In other words, you can’t cut the father out of the child’s life AND still expect him to financially support the child. You can’t have your cake and eat it, too.

JLeslie's avatar

@Skaggfacemutt In my state, TN, and in MI unwed fathers have almost no rights unless they go to court and get them. They do not have specific custodial rights, or even rights to visitation. They will be sought and required to pay child support though. If the mother wants to give the baby up for adoption the father does need to sign off, there the father is protected. I am sure it must vary by state.

Skaggfacemutt's avatar

@JLeslie That sounds so unfair. In my state, if you are required to pay child support, you get parental rights, even if you aren’t paying but just racking up a big bill through Dept. of Recovery Services. I fail to see how a state can legally hold a man financially responsible for a child he has no rights to.

JLeslie's avatar

@Skaggfacemutt I think they have some rights so to speak, but if they want to get a real schedule of being able to spend time with the child that will be enforced, they have to go to court. It’s not like they pay $100 a week and get to see the kid 2 days a week, nothing automatic like that. The state cares about the child support so the state does not have to pay.
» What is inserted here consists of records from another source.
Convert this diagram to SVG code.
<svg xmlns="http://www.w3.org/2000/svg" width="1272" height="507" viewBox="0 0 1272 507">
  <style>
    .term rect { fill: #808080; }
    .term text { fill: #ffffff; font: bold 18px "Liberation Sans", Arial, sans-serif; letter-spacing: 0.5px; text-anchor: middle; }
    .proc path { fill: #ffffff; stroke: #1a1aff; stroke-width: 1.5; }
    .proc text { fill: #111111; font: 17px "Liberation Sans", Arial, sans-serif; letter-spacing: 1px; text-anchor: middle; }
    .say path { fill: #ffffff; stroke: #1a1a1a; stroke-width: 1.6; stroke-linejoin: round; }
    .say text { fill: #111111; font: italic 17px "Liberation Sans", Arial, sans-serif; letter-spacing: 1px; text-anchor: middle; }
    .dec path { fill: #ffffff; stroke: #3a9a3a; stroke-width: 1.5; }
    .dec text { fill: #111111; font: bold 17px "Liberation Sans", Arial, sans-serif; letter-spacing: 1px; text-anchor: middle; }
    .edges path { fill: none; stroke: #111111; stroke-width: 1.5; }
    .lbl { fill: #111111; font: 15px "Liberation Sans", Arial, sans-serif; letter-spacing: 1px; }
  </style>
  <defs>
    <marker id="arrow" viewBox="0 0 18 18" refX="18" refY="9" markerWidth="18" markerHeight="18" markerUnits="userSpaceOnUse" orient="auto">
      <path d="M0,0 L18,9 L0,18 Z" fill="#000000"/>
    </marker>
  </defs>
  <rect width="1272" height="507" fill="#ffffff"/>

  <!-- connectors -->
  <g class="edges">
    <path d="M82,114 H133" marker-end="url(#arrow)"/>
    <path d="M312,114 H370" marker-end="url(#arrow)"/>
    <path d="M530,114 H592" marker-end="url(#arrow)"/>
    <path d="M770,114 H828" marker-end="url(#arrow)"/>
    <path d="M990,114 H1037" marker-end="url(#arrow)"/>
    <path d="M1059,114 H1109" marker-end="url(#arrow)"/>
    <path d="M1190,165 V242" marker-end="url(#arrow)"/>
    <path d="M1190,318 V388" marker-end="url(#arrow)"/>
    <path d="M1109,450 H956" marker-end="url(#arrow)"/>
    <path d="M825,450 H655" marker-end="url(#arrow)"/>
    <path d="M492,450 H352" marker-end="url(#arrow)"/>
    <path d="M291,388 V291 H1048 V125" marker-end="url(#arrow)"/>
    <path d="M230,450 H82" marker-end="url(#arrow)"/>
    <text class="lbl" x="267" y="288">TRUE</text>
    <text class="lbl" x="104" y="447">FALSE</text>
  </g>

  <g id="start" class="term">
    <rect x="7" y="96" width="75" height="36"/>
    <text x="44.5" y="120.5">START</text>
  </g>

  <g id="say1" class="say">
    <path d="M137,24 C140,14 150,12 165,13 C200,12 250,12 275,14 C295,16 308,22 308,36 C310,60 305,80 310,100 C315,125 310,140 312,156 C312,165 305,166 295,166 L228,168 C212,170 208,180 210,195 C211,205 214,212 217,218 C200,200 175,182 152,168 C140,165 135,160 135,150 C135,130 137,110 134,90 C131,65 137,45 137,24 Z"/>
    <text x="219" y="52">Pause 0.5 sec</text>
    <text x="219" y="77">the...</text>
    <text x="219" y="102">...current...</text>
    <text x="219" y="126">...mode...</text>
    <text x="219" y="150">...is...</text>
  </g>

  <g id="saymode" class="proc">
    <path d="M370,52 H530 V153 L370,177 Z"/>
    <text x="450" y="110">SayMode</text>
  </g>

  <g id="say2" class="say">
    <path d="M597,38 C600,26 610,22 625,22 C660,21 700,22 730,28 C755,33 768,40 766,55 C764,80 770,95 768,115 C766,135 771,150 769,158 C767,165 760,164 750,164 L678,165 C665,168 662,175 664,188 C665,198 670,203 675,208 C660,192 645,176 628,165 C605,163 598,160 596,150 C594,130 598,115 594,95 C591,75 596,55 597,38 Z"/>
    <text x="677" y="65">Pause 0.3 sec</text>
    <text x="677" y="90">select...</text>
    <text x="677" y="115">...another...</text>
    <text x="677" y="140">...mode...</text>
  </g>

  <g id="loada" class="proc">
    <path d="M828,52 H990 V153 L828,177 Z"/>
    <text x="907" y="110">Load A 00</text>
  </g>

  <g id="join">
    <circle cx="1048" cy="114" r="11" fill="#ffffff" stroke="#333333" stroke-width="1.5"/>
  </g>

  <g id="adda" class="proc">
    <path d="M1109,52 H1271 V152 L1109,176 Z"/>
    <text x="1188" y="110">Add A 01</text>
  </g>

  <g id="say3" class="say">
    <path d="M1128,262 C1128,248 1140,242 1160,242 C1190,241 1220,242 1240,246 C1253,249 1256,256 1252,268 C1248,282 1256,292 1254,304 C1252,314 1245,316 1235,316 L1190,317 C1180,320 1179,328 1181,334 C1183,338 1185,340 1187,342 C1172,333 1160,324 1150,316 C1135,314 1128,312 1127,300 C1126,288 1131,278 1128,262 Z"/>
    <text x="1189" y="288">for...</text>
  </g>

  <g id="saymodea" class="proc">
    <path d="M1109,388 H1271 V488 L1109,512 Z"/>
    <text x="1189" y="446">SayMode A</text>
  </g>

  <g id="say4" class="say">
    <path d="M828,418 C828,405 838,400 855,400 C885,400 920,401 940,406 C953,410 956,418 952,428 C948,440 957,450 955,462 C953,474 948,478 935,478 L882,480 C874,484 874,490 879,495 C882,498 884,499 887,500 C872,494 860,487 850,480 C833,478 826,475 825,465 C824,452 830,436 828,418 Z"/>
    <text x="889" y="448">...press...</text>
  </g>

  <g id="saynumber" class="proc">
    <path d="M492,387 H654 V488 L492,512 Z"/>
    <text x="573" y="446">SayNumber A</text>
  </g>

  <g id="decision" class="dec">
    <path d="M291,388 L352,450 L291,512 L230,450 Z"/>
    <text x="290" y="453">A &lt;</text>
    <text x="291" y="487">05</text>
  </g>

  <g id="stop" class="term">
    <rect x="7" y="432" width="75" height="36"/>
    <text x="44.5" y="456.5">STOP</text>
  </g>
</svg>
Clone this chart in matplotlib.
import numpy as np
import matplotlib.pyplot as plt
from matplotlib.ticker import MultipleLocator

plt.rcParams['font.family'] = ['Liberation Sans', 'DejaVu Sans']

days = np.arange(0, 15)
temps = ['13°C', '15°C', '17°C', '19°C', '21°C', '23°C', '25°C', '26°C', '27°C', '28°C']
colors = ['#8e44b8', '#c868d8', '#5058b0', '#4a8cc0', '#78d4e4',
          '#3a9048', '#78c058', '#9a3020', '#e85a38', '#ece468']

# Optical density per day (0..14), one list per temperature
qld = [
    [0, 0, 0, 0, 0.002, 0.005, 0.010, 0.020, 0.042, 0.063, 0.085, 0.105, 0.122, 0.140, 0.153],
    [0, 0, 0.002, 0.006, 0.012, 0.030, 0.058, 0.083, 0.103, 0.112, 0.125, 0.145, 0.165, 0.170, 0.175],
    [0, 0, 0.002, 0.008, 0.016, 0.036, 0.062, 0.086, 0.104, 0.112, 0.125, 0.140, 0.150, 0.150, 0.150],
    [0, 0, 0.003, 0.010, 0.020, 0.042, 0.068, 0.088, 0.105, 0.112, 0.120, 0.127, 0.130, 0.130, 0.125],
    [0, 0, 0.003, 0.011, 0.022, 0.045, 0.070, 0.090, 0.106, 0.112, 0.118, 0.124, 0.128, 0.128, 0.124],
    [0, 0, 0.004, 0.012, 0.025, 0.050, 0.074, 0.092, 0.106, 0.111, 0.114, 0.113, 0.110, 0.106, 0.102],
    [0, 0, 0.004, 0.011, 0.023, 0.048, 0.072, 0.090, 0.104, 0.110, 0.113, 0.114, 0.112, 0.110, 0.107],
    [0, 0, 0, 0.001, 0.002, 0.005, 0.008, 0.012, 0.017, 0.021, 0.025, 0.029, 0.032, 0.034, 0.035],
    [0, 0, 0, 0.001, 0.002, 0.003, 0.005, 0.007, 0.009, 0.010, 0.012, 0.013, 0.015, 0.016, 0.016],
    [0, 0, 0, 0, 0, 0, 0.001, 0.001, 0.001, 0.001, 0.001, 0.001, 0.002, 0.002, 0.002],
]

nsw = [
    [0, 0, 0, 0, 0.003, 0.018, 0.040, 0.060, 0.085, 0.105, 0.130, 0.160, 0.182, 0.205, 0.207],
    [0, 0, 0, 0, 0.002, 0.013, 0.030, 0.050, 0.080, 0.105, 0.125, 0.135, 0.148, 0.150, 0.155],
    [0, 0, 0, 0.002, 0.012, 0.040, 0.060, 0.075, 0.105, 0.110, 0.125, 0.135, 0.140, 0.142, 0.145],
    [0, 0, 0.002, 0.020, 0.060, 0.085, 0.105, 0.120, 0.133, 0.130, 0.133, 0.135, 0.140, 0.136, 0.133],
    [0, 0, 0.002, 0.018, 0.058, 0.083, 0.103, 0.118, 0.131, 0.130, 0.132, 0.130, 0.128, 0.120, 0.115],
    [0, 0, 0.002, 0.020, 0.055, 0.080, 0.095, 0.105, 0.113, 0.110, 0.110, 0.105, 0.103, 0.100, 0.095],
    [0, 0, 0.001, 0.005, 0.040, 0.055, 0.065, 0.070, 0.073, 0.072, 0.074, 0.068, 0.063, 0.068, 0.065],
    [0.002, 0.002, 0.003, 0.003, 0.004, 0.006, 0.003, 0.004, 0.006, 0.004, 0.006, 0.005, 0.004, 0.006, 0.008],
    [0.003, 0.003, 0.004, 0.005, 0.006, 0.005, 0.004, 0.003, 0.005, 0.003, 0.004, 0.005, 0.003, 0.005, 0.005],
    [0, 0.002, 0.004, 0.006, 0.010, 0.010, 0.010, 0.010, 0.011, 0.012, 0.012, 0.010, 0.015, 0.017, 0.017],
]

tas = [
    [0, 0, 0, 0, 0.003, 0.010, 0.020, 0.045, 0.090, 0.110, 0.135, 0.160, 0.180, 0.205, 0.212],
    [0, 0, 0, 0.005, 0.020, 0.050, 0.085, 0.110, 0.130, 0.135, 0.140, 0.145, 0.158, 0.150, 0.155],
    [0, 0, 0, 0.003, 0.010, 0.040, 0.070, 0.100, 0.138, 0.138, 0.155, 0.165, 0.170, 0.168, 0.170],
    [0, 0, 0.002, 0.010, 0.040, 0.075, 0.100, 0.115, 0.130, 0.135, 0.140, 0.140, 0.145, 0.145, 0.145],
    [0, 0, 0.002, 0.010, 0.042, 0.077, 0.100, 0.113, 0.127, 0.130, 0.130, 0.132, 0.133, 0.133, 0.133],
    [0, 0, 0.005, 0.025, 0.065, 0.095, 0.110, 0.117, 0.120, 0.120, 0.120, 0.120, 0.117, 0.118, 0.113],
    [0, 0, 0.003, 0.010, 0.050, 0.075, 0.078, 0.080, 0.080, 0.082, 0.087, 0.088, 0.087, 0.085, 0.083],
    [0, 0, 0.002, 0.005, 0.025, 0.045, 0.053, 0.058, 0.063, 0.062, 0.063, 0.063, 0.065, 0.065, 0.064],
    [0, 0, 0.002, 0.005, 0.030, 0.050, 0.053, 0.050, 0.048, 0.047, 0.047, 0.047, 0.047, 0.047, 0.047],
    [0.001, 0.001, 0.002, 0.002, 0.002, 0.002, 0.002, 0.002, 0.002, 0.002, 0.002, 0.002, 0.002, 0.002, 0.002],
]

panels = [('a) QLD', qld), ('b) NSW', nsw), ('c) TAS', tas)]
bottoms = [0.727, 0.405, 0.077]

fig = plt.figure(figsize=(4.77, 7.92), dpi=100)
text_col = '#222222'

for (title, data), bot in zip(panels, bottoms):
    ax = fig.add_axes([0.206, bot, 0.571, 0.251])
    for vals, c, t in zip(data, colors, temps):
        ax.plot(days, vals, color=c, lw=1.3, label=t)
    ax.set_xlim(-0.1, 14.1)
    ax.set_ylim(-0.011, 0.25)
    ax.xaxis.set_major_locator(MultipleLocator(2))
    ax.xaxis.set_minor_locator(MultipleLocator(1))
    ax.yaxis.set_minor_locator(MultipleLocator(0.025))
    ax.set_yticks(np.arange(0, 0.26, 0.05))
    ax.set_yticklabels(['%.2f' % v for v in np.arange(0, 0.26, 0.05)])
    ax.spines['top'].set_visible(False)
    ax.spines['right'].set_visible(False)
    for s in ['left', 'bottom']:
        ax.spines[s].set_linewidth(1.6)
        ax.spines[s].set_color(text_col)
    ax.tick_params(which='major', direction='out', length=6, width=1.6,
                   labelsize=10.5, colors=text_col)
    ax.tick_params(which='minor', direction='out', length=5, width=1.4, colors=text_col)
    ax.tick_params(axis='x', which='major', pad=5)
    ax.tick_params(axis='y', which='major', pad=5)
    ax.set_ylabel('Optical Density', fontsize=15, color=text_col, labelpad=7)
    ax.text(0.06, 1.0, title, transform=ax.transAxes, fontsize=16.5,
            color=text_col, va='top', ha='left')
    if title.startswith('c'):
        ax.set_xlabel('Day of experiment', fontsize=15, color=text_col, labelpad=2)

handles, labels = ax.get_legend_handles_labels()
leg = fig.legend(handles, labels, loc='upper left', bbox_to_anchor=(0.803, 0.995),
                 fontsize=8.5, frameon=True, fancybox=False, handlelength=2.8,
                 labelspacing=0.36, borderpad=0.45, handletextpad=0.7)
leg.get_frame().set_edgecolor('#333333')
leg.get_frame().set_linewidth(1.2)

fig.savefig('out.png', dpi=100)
In my state when a girl is pregnant she is asked to name who is the father, if there is a paternity test the state will pay for the test if the man winds up not being the father, but of he is, he is required to pay.

A woman I worked with, her son got a girl pregnant amd he lived with her and her mom for a while, but when he left, he had trouble seeing the child (plus the girl was pregnant again!) and he was frustrated with the laws). A friend of mine is a lawyer and donates time to help dads in this situation. They have put together a packet for the fathers to fill out to help them with the lgeal forms and process.